After our talk, Nasrine and I bought potato chips for our journey back to north Tehran, a trip that took two hours in traffic. On the way we debated how the Basij might vote in this election, whether they might take another chance on a reformist candidate, or favor the conservatives whose more austere campaigns resonated with their traditional sensibilities. We both felt that Hossein did not entirely represent the Basij’s wider cadres. His status in life—as a college student, reasonably well trained in English, who owned a mobile phone—suggested he was the son of a well-off conservative bureaucrat, pushed
forward to speak to us by his less educated Basij peers, because he could articulate his views. In fact, Hossein was something like a voluntary fundamentalist. He did not
the Basij; his ties of loyalty to the force were hereditary, traditional, and optional. He could afford university and weekend trips to Mashad and the Caspian Sea without the militia’s help. But his low-income friends, the ones who had spoken reluctantly when Nasrine and I approached, self-conscious about their unrefined answers to our questions, relied entirely on the Basij for the very minor perks that brightened their otherwise bleak, impoverished lives.

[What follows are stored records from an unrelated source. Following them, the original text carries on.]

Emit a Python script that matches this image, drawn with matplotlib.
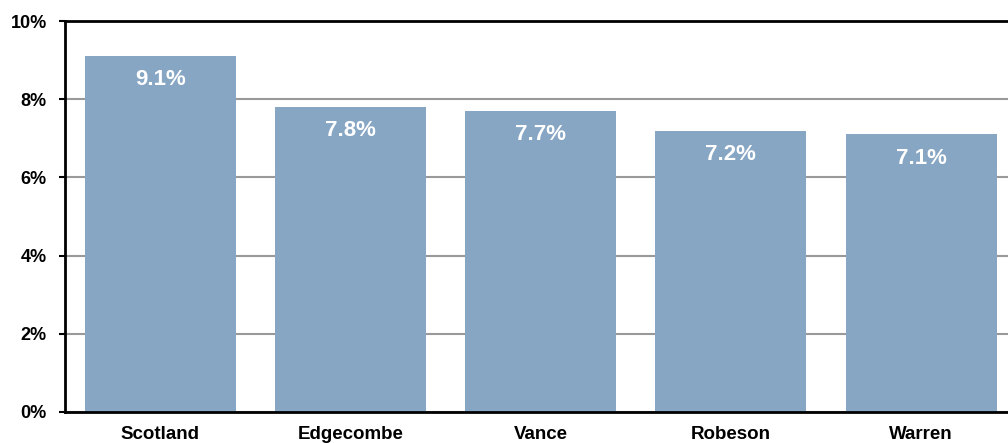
import matplotlib.pyplot as plt

plt.rcParams['font.family'] = ['Liberation Sans', 'DejaVu Sans']

# ==========================================
# Data
# ==========================================
counties = ["Scotland", "Edgecombe", "Vance", "Robeson", "Warren"]
rates = [9.1, 7.8, 7.7, 7.2, 7.1]
labels = ["9.1%", "7.8%", "7.7%", "7.2%", "7.1%"]
yticks = [0, 2, 4, 6, 8, 10]
ytick_labels = ["0%", "2%", "4%", "6%", "8%", "10%"]

# ==========================================
# Plot
# ==========================================
fig = plt.figure(figsize=(10.08, 4.43), dpi=100)
ax = fig.add_axes([0.0645, 0.070, 0.9355, 0.8825])

x = range(len(counties))
bars = ax.bar(x, rates, width=0.794, color="#87A6C4", zorder=2)

for rect, lab in zip(bars, labels):
    ax.annotate(lab, xy=(rect.get_x() + rect.get_width() / 2, rect.get_height()),
                xytext=(0, -17), textcoords="offset points",
                ha="center", va="center", color="white",
                fontsize=16, fontweight="bold", zorder=3)

# plot area runs a little past the right edge of the picture
ax.set_xlim(-0.5, 4.457)
ax.set_ylim(0, 10)
ax.set_yticks(yticks)
ax.set_yticklabels(ytick_labels, fontsize=13, fontweight="bold")
ax.set_xticks(list(x))
ax.set_xticklabels(counties, fontsize=13.5, fontweight="bold")

ax.tick_params(axis="y", length=4, width=1.5, pad=9, direction="out")
ax.tick_params(axis="x", length=0, pad=10)

ax.yaxis.grid(True, color="#999999", linewidth=1.5, zorder=1)
ax.set_axisbelow(True)

ax.spines["right"].set_visible(False)
for s in ["left", "bottom", "top"]:
    ax.spines[s].set_color("black")
    ax.spines[s].set_linewidth(2)

fig.savefig("out.png", dpi=100)
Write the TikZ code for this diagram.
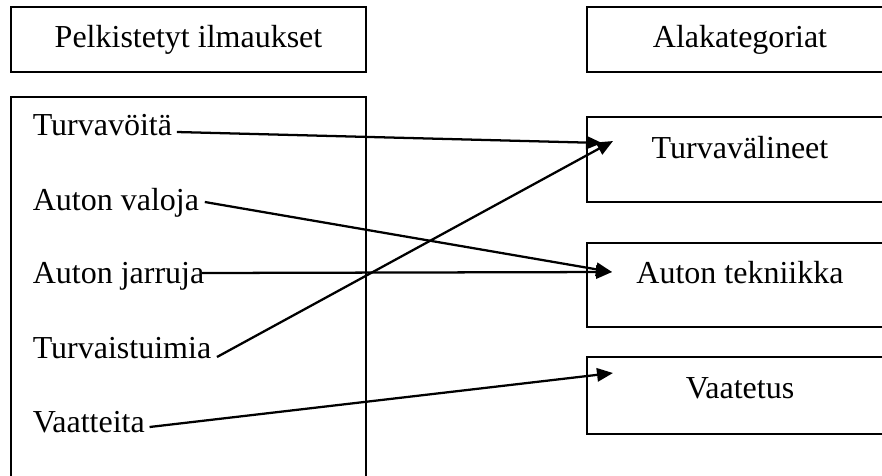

Were the Basij a problem or a benign sociological reality? Their existence reflected the fact that a portion of the populace still believed in Khomeini’s legacy, but to my mind, this was not necessarily pathological. Compared with those youths in other Muslim countries who considered Osama bin Laden a hero and were signing up to be suicide bombers, the conservative Basij were tame, even manageable. They became a threat only when they ceased to be a civic organization for traditional youth, and became a tool in the hands of militant ayatollahs hostile to democratic change. I had spoken to many Basij members during my years in Iran, during demonstrations and at universities, and it was obvious they were not an independent movement, but a private force operated by remote control. Men who wanted to maintain active membership—and enjoy those trips to the Caspian, those bus rides to Imam Reza’s shrine in Mashad—had to show up for duty; that sometimes meant breaking up lectures by progressive clerics and beating students during sit-ins. The Basij, in short, did not mobilize themselves, but were mobilized by others.
This distinction mattered deeply to Iran’s future. It meant the difference between a core of fundamentalists who would die to prevent change, and a core who might not embrace democracy, but who could be convinced of its merits. In the 1997 and 2001 elections, the Basij were permitted to vote freely, and they cast their ballots for a moderate who advocated an open society and rule of law. Somehow, though, I could not imagine them voting for a reformist this time around. The Iran of 2005 was not the Iran of 2001; the notion of reform now rang empty, and the reformist candidates had not risen to
the challenge of convincing people otherwise. Would they vote for Ghalibaf, the conservative police chief? He was a natural candidate, but so far the style of his campaign did not resonate with the youth of Naziabad; everything from his choice of poster attire (chic shirts and glasses) to his sponsors (one was a maker of nonalcoholic beer) seemed to cater to a more secular, middle-class constituency. That left only Ali Larijani, the respectable but somber director of state radio and television, and Mahmoud Ahmadinejad, a relative unknown whose only record of public service was an undistinguished term as the mayor of Tehran. Perhaps, as the reformists hoped, the conservative vote would be divided among these various candidates, and in the end someone reasonable—pragmatic and open to the West—would win.